Radio Taranaki

New Plymouth; New Zealand;
- Broadcast area: Taranaki
- Frequencies: New Plymouth – 90.0 MHz Hāwera – 91.2 MHz

Programming
- Language: English language
- Format: Adult contemporary

Ownership
- Owner: Radio New Zealand until 1996 The Radio Network after 1996

History
- First air date: 1948; 78 years ago
- Former call signs: 2ZP

Technical information
- Transmitter coordinates: 39°03′35″S 174°04′17″E﻿ / ﻿39.0597034°S 174.0715209°E

= Radio Taranaki =

Radio Taranaki was a radio station in New Plymouth and Hāwera.

The station was originally started by Radio New Zealand (which at the time was known as the National Broadcasting Service) in 1948 as 2XP which broadcast on 1370AM in New Plymouth. The callsign was later changed to 2ZP and the station became known as 2ZP Radio Taranaki. During the 1970s programming was extended to Hawera on 1560AM with the callsign 2ZH.

The Hawera station ran some of its own local shows and on air was known as Hawera's 2ZH or 2ZH Radio Taranaki.

In 1978 after the AM band in New Zealand was changed from 10 kHz spacing to 9 kHz spacing the New Plymouth station moved to 1053AM and the Hawera station moved to 1557AM.

Around 1992, the station began simulcasting on 90.0FM which was previously occupied by its sister station 'Q90FM', at this point the station became known as '90FM Radio Taranaki.'

In 1993 Radio New Zealand rebranded many of their heritage stations as Classic Hits. For Radio Taranaki the station became known as Classic Hits 90FM. In the early nineties Radio New Zealand began rolling Newstalk ZB out across the country, in Taranaki the 1053AM and 1557AM frequencies were used to broadcast Newstalk ZB into the Taranaki region. The Hawera 1557AM station continued to broadcast a local breakfast on Newstalk ZB called 'The 1557 Breakfast'

In July 1996 the New Zealand Government sold off the commercial arm of Radio New Zealand, which included, among other things, the Classic Hits branded stations. The new owner was The Radio Network, a subsidiary of APN News & Media and Clear Channel Communications, which operated as a division of the Australian Radio Network.

In 1998 Classic Hits 90FM was reduced to just 4 hours of local programming between 6 and 10 am 7 days a week. Outside this time nationwide shows based from Auckland took over, and the announcers simply called the station Classic Hits.
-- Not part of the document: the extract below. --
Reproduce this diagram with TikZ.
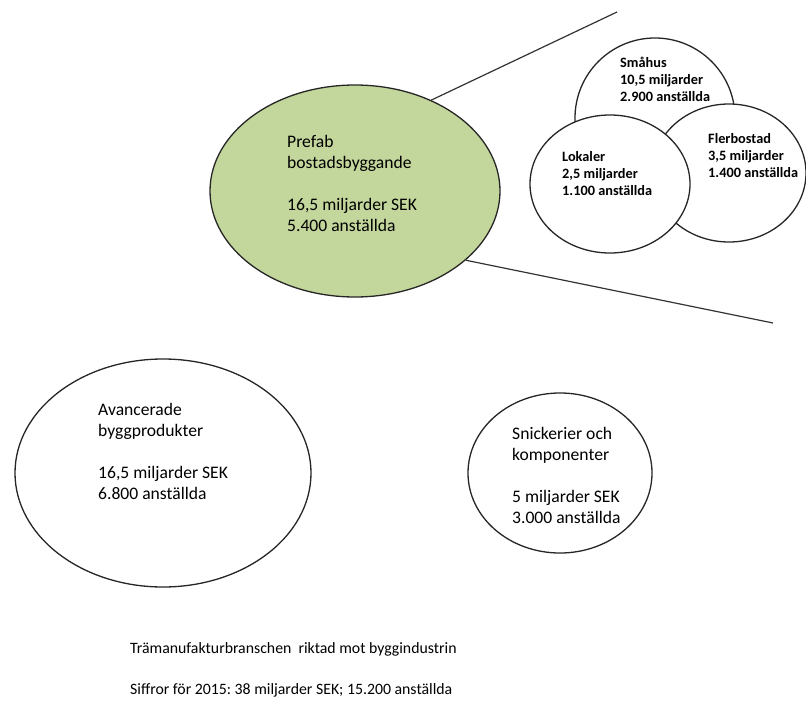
\documentclass[tikz,border=0pt]{standalone}
\usepackage{fontspec}
\setmainfont{Carlito}
\usetikzlibrary{shapes.geometric}
\definecolor{prefabgreen}{RGB}{195,214,155}

\begin{document}
\begin{tikzpicture}[x=1pt,y=-1pt,
  area node/.style={ellipse,draw=black!85,line width=1.3pt,inner sep=0pt,fill=white},
  info node/.style={anchor=west,align=left,inner sep=0pt,font=\fontsize{17.6}{21}\selectfont},
  foot node/.style={anchor=west,inner sep=0pt,font=\fontsize{15.8}{19}\selectfont},
  sub node/.style={anchor=west,align=left,inner sep=0pt,font=\bfseries\fontsize{14.3}{17}\selectfont}]
                \useasboundingbox (0,0) rectangle (806,707);

                \node[area node,fill=prefabgreen,minimum width=290pt,minimum height=212pt] (prefab) at (355,191) {};
                \coordinate (zoomtop) at (617,12);
                \coordinate (zoombot) at (773,323);
                \draw[line width=1.2pt,black!80] (prefab.50) -- (zoomtop);
                \draw[line width=1.2pt,black!80] (prefab.-32) -- (zoombot);

                \node[area node,minimum width=160pt,minimum height=160pt] (smahus) at (655,118) {};
                \node[area node,minimum width=154pt,minimum height=138pt] (flerbostad) at (729,173) {};
                \node[area node,minimum width=160pt,minimum height=138pt] (lokaler) at (610,184) {};

                \node[area node,minimum width=296pt,minimum height=228pt] (avancerade) at (163,473) {};
                \node[area node,minimum width=184pt,minimum height=160pt] (snickerier) at (560,473) {};

                \node[info node] (prefabtxt) at (287,183) {Prefab\\bostadsbyggande\\[21pt]16,5 miljarder SEK\\5.400 anställda};
                \node[sub node] (smahustxt) at (620,79) {Småhus\\10,5 miljarder\\2.900 anställda};
                \node[sub node] (lokalertxt) at (562,174) {Lokaler\\2,5 miljarder\\1.100 anställda};
                \node[sub node] (flerbostadtxt) at (708,156) {Flerbostad\\3,5 miljarder\\1.400 anställda};
                \node[info node] (avanceradetxt) at (98,451) {Avancerade\\byggprodukter\\[21pt]16,5 miljarder SEK\\6.800 anställda};
                \node[info node] (snickeriertxt) at (512,475) {Snickerier och\\komponenter\\[21pt]5 miljarder SEK\\3.000 anställda};

                \node[foot node] (rubrik) at (130,649) {Trämanufakturbranschen\ \ riktad mot byggindustrin};
                \node[foot node] (siffror) at (130,690) {Siffror för 2015:\ 38 miljarder\ SEK;\ 15.200 anställda};
\end{tikzpicture}
\end{document}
The breakfast show was shortened to a 3-hour show in 2012 on all Classic Hits stations and local weekend programming removed.
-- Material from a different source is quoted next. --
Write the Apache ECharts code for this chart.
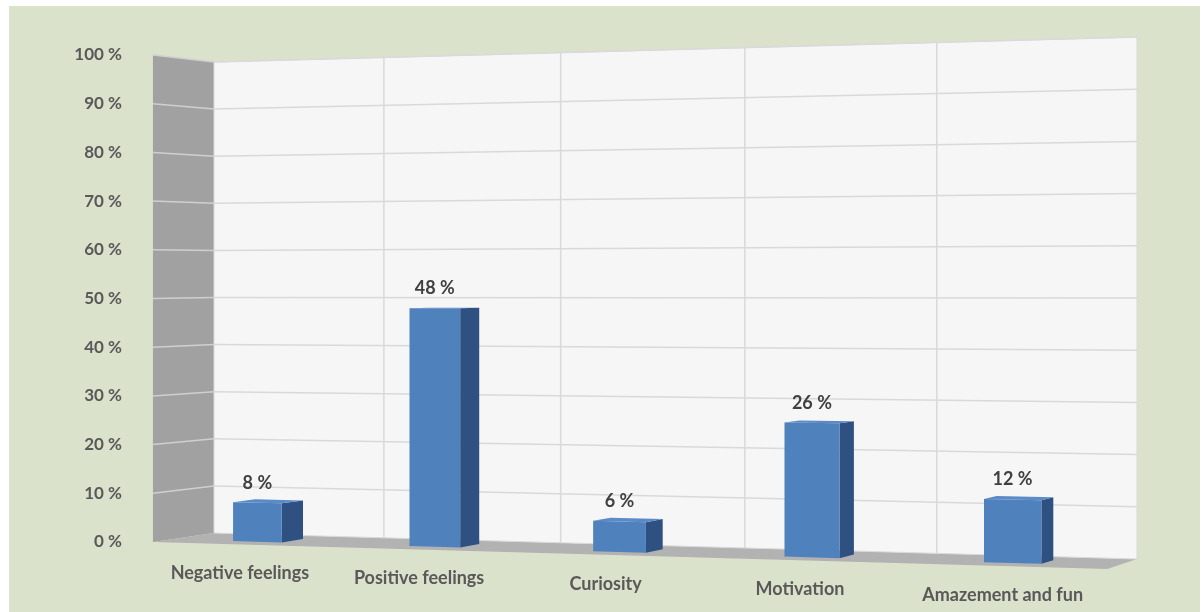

In 2006 the 1557AM frequency originally used to broadcast 2ZH Radio Taranaki and later Newstalk ZB was reassigned to Coast with Newstalk ZB moving to 1278AM. At this point the Hawera-based '1557 Breakfast' was moved to Coast.

Previous breakfast host for 15 years, Barney (Brent Procter) retired from broadcasting on 20 December 2013.
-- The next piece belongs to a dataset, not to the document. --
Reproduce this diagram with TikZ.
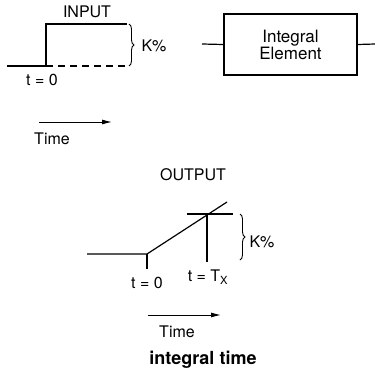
\documentclass[tikz,border=0pt]{standalone}
\usepackage{fontspec}
\setmainfont{TeX Gyre Heros}
\usetikzlibrary{arrows.meta,decorations.pathreplacing}
\begin{document}
\begin{tikzpicture}[x=1pt,y=-1pt,
  lbl/.style={font=\fontsize{16}{19}\selectfont, inner sep=0pt},
  ln/.style={line width=1.2pt},
  brc/.style={line width=0.9pt, decorate, decoration={brace, amplitude=5pt}},
  timearrow/.style={line width=1pt, -{Latex[length=10pt,width=5pt]}},
  elem/.style={draw, line width=1.2pt, minimum width=133pt, minimum height=61pt, inner sep=0pt, align=center, font=\fontsize{17}{19}\selectfont}]
\useasboundingbox (0,0) rectangle (375,372);
% INPUT graph
\node[lbl] (inp) at (87,12) {INPUT};
\coordinate (i0) at (7,66);
\coordinate (i1) at (46,66);
\coordinate (i2) at (46,24);
\coordinate (i3) at (127,24);
\coordinate (i4) at (127,66);
\draw[ln] (i0) -- (i1) -- (i2) -- (i3);
\draw[ln, dash pattern=on 7pt off 5pt] (i1) -- (i4);
\draw[brc] (129,24) -- (129,66);
\node[lbl] (k1) at (154,46) {K\%};
\node[lbl] (t0a) at (42,80) {t = 0};
\coordinate (a1s) at (39,122);
\coordinate (a1e) at (112,122);
\draw[timearrow] (a1s) -- (a1e);
\node[lbl] (time1) at (52,139) {Time};
% Integral element
\node[elem] (el) at (290.5,44.5) {Integral\\[-2pt]Element};
\coordinate (inl) at (202,44);
\coordinate (outr) at (375,44);
\draw[ln] (inl) -- (el.west);
\draw[ln] (el.east) -- (outr);
% OUTPUT graph
\node[lbl] (outp) at (193,175) {OUTPUT};
\coordinate (o0) at (87,254);
\coordinate (o1) at (147,254);
\coordinate (o1b) at (147,269);
\coordinate (o2) at (227,202);
\coordinate (h0) at (187,214);
\coordinate (h1) at (233,214);
\coordinate (v0) at (207,214);
\coordinate (v1) at (207,262);
\draw[ln] (o0) -- (o1) -- (o2);
\draw[ln] (o1) -- (o1b);
\draw[ln] (h0) -- (h1);
\draw[ln] (v0) -- (v1);
\draw[brc] (240,214) -- (240,260);
\node[lbl] (k2) at (262,242) {K\%};
\node[lbl] (t0b) at (147,283) {t = 0};
\node[lbl] (tx) at (208,277) {t = T\textsubscript{X}};
\coordinate (a2s) at (148,315);
\coordinate (a2e) at (221,315);
\draw[timearrow] (a2s) -- (a2e);
\node[lbl] (time2) at (177,332) {Time};
\node[lbl, font=\fontsize{18}{20}\selectfont\bfseries] (cap) at (203,360) {integral time};
\end{tikzpicture}
\end{document}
On 28 April 2014, all stations part of the Classic Hits network were rebranded as The Hits. A networked breakfast presented by Polly Gillespie and Grant Kareama was introduced to almost all The Hits stations with the former breakfast announcer moved to present a 6-hour show between 9 am and 3 pm. Taranaki initially retained its local breakfast then show presented by Adam Green and Eryn Deverson. followed by network programming after 9 am. In 2017 The Hits in Taranaki switched to the network breakfast followed by local programming between 9 am and 3 pm. The local daytime show was presented by former The Hits Nelson announcer Emma Helleur until September 2019.

In 2015 the 1557AM Hawera frequency was replaced with Hokonui.

The studios are based at Broadcasting House on the corner of Powderham and Brougham Streets in New Plymouth Central.